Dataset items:
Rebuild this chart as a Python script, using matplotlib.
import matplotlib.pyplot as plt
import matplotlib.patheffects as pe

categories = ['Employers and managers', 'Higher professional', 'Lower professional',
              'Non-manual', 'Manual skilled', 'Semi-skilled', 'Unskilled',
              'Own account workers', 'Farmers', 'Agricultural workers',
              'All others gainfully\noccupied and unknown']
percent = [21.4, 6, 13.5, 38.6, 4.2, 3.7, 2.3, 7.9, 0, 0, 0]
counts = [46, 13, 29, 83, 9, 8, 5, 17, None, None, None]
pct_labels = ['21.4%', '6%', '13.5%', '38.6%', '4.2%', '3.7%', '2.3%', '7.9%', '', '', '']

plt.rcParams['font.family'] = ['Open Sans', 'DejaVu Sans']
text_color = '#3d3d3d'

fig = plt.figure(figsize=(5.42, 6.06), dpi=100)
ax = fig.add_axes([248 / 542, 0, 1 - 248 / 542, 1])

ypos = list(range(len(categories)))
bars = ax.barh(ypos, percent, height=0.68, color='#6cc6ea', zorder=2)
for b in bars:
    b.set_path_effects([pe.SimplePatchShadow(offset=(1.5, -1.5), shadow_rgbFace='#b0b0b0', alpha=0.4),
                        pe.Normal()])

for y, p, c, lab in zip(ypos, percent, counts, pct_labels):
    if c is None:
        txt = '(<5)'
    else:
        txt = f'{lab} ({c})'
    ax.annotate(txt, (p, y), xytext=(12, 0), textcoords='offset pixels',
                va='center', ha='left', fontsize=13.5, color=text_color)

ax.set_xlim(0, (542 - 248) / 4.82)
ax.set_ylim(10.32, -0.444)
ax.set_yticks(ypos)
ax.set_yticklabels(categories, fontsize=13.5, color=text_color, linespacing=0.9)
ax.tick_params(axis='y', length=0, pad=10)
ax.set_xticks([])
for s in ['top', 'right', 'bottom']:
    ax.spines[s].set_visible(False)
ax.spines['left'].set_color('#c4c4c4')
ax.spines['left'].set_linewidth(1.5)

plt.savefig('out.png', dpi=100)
* * *
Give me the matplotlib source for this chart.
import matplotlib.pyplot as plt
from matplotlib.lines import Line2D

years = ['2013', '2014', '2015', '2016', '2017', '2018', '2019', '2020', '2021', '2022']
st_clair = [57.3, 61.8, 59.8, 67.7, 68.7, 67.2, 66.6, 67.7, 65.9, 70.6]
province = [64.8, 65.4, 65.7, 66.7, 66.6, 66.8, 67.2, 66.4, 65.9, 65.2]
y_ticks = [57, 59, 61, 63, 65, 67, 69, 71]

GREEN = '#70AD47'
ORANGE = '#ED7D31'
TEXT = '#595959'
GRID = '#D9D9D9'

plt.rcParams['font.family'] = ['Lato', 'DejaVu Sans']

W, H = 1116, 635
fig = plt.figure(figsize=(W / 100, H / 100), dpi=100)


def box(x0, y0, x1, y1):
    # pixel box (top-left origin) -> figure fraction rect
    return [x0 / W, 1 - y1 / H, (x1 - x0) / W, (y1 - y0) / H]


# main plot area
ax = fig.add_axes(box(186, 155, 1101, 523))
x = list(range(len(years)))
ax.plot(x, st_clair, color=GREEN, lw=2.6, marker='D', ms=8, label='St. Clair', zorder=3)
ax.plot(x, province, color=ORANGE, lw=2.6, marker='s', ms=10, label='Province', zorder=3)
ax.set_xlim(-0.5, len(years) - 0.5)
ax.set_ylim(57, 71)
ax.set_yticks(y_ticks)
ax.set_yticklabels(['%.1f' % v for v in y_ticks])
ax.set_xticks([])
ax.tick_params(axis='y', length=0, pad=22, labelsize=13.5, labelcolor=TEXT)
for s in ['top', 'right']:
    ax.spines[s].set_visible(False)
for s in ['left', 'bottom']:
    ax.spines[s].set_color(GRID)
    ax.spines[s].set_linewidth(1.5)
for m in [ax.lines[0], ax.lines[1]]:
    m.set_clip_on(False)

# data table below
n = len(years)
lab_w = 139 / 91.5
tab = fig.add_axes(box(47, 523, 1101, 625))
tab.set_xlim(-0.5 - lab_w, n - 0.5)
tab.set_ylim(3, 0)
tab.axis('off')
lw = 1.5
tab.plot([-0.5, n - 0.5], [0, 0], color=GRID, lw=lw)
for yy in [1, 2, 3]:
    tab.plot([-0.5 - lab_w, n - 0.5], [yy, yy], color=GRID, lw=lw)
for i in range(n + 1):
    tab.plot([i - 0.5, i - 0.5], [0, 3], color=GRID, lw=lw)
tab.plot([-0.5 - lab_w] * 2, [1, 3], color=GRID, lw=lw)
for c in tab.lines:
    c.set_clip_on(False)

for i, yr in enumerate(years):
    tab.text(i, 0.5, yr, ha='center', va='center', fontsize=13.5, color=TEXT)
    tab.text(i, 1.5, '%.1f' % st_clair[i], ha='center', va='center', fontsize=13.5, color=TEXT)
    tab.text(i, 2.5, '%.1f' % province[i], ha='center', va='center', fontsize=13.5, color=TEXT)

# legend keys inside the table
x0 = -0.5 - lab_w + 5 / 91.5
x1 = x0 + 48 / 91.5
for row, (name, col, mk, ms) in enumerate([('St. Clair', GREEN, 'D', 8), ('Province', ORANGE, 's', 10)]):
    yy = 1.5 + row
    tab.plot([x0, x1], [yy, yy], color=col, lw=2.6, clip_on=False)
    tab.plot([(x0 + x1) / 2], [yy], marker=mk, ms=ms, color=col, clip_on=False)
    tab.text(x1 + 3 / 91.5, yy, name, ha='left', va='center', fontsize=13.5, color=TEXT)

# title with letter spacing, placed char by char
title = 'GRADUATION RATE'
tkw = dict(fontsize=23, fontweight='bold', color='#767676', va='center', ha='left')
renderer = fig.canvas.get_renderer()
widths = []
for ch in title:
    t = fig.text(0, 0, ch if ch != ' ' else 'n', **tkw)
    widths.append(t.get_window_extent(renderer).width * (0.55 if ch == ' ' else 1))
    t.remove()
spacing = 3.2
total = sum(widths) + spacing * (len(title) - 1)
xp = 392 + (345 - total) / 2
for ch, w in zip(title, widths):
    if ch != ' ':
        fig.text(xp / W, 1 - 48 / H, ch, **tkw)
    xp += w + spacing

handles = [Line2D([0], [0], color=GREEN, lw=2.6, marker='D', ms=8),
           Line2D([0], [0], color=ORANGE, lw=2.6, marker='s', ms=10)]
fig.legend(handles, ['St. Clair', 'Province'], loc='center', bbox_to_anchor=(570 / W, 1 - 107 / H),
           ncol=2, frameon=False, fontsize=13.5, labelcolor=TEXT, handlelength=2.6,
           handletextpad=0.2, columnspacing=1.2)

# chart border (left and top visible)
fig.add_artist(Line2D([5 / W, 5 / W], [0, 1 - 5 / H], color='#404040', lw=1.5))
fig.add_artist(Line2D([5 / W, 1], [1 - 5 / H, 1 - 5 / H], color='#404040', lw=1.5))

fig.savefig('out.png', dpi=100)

Written problem: Return, unchanged, the run of lines above that opens with the line containing "Rebuild this chart" and closes with the line containing "pe.Normal()])". Include both.

Final result:
Rebuild this chart as a Python script, using matplotlib.
import matplotlib.pyplot as plt
import matplotlib.patheffects as pe

categories = ['Employers and managers', 'Higher professional', 'Lower professional',
              'Non-manual', 'Manual skilled', 'Semi-skilled', 'Unskilled',
              'Own account workers', 'Farmers', 'Agricultural workers',
              'All others gainfully\noccupied and unknown']
percent = [21.4, 6, 13.5, 38.6, 4.2, 3.7, 2.3, 7.9, 0, 0, 0]
counts = [46, 13, 29, 83, 9, 8, 5, 17, None, None, None]
pct_labels = ['21.4%', '6%', '13.5%', '38.6%', '4.2%', '3.7%', '2.3%', '7.9%', '', '', '']

plt.rcParams['font.family'] = ['Open Sans', 'DejaVu Sans']
text_color = '#3d3d3d'

fig = plt.figure(figsize=(5.42, 6.06), dpi=100)
ax = fig.add_axes([248 / 542, 0, 1 - 248 / 542, 1])

ypos = list(range(len(categories)))
bars = ax.barh(ypos, percent, height=0.68, color='#6cc6ea', zorder=2)
for b in bars:
    b.set_path_effects([pe.SimplePatchShadow(offset=(1.5, -1.5), shadow_rgbFace='#b0b0b0', alpha=0.4),
                        pe.Normal()])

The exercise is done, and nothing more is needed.